Home values fall $1.7 trillion in 2010: survey
WASHINGTON (Reuters) - Homes in the United States were expected to lose more than $1.7 trillion in value during 2010, exceeding their $1.05 trillion loss in 2009, as foreclosures accelerated, real estate data firm Zillow Inc said on Thursday.
Zillow estimated, based on the first 11 months of 2010, less than a quarter of the 129 markets it tracks will show gains in total home values in 2010.
Among the 31 rising markets are Virginia Beach, Virginia, which is poised to gain $19.04 billion in total market value, Boston, up $10.77 billion and San Diego, up $10.18 billion.
Since the U.S. housing market peaked in 2006, Zillow estimates total housing value losses will top $9 trillion through the end of 2009.
That's more than 60 percent of U.S. annual economic output, estimated at around $14.8 trillion this year. It is more than eight times the cumulative $1.121 trillion appropriated cost of the wars in Iraq and Afghanistan through September 2010, according to a study by the Congressional Research Service.
Much of the lost value, more than $1 trillion, came in the second half of the year -- after the expiration of tax credits for first-time homebuyers. The gains experienced by most markets came during the first half of the year.
"Thanks to high rates of foreclosure and negative equity, it does not appear that the first half of 2011 will bring much relief," Zillow public relations manager Katie Curnutte wrote in a blog post on the company's website.
"However, the hope is that the market will reach a bottom sometime next year, and that average rates of appreciation will return sometime in the next three to five years," she added, likening house value declines for those planning to stay in their homes to unrealized stock market losses.

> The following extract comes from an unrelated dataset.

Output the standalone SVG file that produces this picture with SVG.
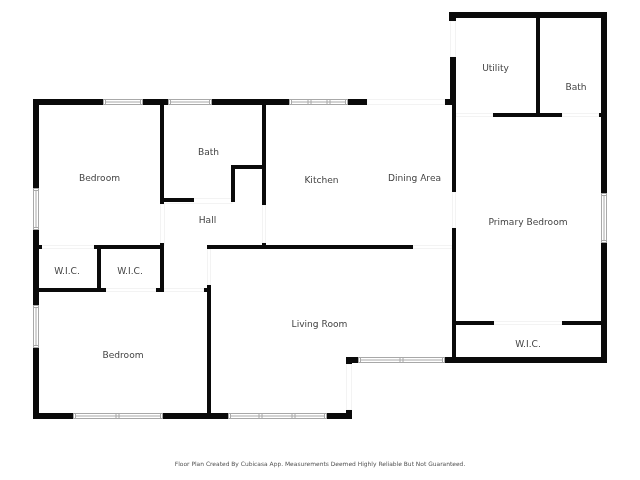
<svg xmlns="http://www.w3.org/2000/svg" width="640" height="480" viewBox="0 0 640 480">
<style>
.w{fill:#0a0a0a}
.win{fill:#fff;stroke:#a8a8a8;stroke-width:1}
.gl{fill:none;stroke:#a8a8a8;stroke-width:1}
.d{fill:#fff;stroke:#f3f3f3;stroke-width:1}
text{font-family:"DejaVu Sans",sans-serif;font-size:9.1px;fill:#444;text-anchor:middle}
.foot{font-size:5.94px;fill:#555}
</style>
<defs><filter id="gray" x="0" y="0" width="640" height="480" filterUnits="userSpaceOnUse" color-interpolation-filters="sRGB"><feOffset dx="0" dy="0"/></filter></defs>
<rect width="640" height="480" fill="#fff"/>
<g id="doors">
<rect class="d" x="162" y="198.500" width="70" height="5"/>
<rect class="d" x="160.500" y="204" width="4" height="41"/>
<rect class="d" x="262.500" y="205" width="3" height="38"/>
<rect class="d" x="39" y="245.500" width="55" height="3"/>
<rect class="d" x="106" y="288.500" width="50" height="3"/>
<rect class="d" x="164" y="288.500" width="40" height="3"/>
<rect class="d" x="207.500" y="249" width="3" height="36"/>
<rect class="d" x="367" y="99.500" width="78" height="5"/>
<rect class="d" x="450.500" y="21" width="5" height="36"/>
<rect class="d" x="452.500" y="192" width="3" height="36"/>
<rect class="d" x="413" y="245.500" width="39" height="3"/>
<rect class="d" x="456" y="113.500" width="37" height="3"/>
<rect class="d" x="562" y="113.500" width="37" height="3"/>
<rect class="d" x="494" y="321.500" width="68" height="3"/>
<rect class="d" x="346.500" y="364" width="5" height="46"/>
</g>
<g id="windows">
<g><rect class="win" x="103.500" y="99.500" width="39" height="5"/><path class="gl" d="M105.500 100v4M140.500 100v4M106 102h34"/></g>
<g><rect class="win" x="168.500" y="99.500" width="43" height="5"/><path class="gl" d="M170.500 100v4M209.500 100v4M171 102h38"/></g>
<g><rect class="win" x="289.500" y="99.500" width="58" height="5"/><path class="gl" d="M291.500 100v4M308 100v4M311 100v4M327 100v4M330 100v4M345.500 100v4M292 102h53"/></g>
<g><rect class="win" x="33.500" y="188.500" width="5" height="41"/><path class="gl" d="M34 190.500h4M34 227.500h4M36 191v36"/></g>
<g><rect class="win" x="33.500" y="305.500" width="5" height="42"/><path class="gl" d="M34 307.500h4M34 345.500h4M36 308v37"/></g>
<g><rect class="win" x="73.500" y="413.500" width="89" height="5"/><path class="gl" d="M75.500 414v4M116 414v4M119 414v4M160.500 414v4M76 416h84"/></g>
<g><rect class="win" x="228.500" y="413.500" width="98" height="5"/><path class="gl" d="M230.500 414v4M259 414v4M262 414v4M292 414v4M295 414v4M324.500 414v4M231 416h93"/></g>
<g><rect class="win" x="358.500" y="357.500" width="86" height="5"/><path class="gl" d="M360.500 358v4M400 358v4M403 358v4M442.500 358v4M361 360h81"/></g>
<g><rect class="win" x="601.500" y="193.500" width="5" height="49"/><path class="gl" d="M602 195.500h4M602 240.500h4M604 196v44"/></g>
</g>
<g id="walls" class="w">
<rect x="33" y="99" width="70" height="6"/>
<rect x="143" y="99" width="25" height="6"/>
<rect x="212" y="99" width="77" height="6"/>
<rect x="348" y="99" width="19" height="6"/>
<rect x="445" y="99" width="8" height="6"/>
<rect x="33" y="99" width="6" height="89"/>
<rect x="33" y="230" width="6" height="75"/>
<rect x="33" y="348" width="6" height="71"/>
<rect x="39" y="245" width="3" height="4"/>
<rect x="94" y="245" width="70" height="4"/>
<rect x="160" y="105" width="4" height="99"/>
<rect x="160" y="243" width="4" height="49"/>
<rect x="97" y="245" width="4" height="47"/>
<rect x="39" y="288" width="67" height="4"/>
<rect x="156" y="288" width="8" height="4"/>
<rect x="204" y="288" width="7" height="4"/>
<rect x="207" y="285" width="4" height="130"/>
<rect x="164" y="198" width="30" height="4"/>
<rect x="231" y="165" width="4" height="37"/>
<rect x="231" y="165" width="34" height="4"/>
<rect x="262" y="105" width="4" height="100"/>
<rect x="262" y="243" width="4" height="3"/>
<rect x="207" y="245" width="206" height="4"/>
<rect x="33" y="413" width="40" height="6"/>
<rect x="163" y="413" width="65" height="6"/>
<rect x="327" y="413" width="25" height="6"/>
<rect x="346" y="410" width="6" height="9"/>
<rect x="346" y="357" width="12" height="6"/>
<rect x="346" y="357" width="6" height="7"/>
<rect x="445" y="357" width="162" height="6"/>
<rect x="449" y="12" width="158" height="6"/>
<rect x="449" y="12" width="7" height="9"/>
<rect x="450" y="57" width="6" height="48"/>
<rect x="452" y="105" width="4" height="87"/>
<rect x="452" y="228" width="4" height="130"/>
<rect x="601" y="12" width="6" height="181"/>
<rect x="601" y="243" width="6" height="120"/>
<rect x="536" y="18" width="4" height="97"/>
<rect x="493" y="113" width="69" height="4"/>
<rect x="599" y="113" width="2" height="4"/>
<rect x="456" y="321" width="38" height="4"/>
<rect x="562" y="321" width="39" height="4"/>
</g>
<g id="labels" filter="url(#gray)">
<text x="99.500" y="181">Bedroom</text>
<text x="208.500" y="155">Bath</text>
<text x="207.500" y="223">Hall</text>
<text x="321.500" y="183">Kitchen</text>
<text x="414.500" y="181">Dining Area</text>
<text x="495.500" y="71">Utility</text>
<text x="576" y="90">Bath</text>
<text x="528" y="225">Primary Bedroom</text>
<text x="528" y="347">W.I.C.</text>
<text x="67" y="274">W.I.C.</text>
<text x="130" y="274">W.I.C.</text>
<text x="123" y="358">Bedroom</text>
<text x="319.500" y="327">Living Room</text>
<text class="foot" x="320" y="466">Floor Plan Created By Cubicasa App. Measurements Deemed Highly Reliable But Not Guaranteed.</text>
</g>
</svg>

The Zillow home value index, which tracks year-on-year changes in median home prices in major markets, was down 5.0 percent in October for the United States as a whole. Among the top 20 markets, Miami-Fort Lauderdale, Florida, was down the most at 15.4 percent, but the declines were uneven
Zillow's New York index was down 3.8 percent while Chicago was down 8.0 percent. Boston's rise was 0.7 percent, while San Diego was up 2.3 percent.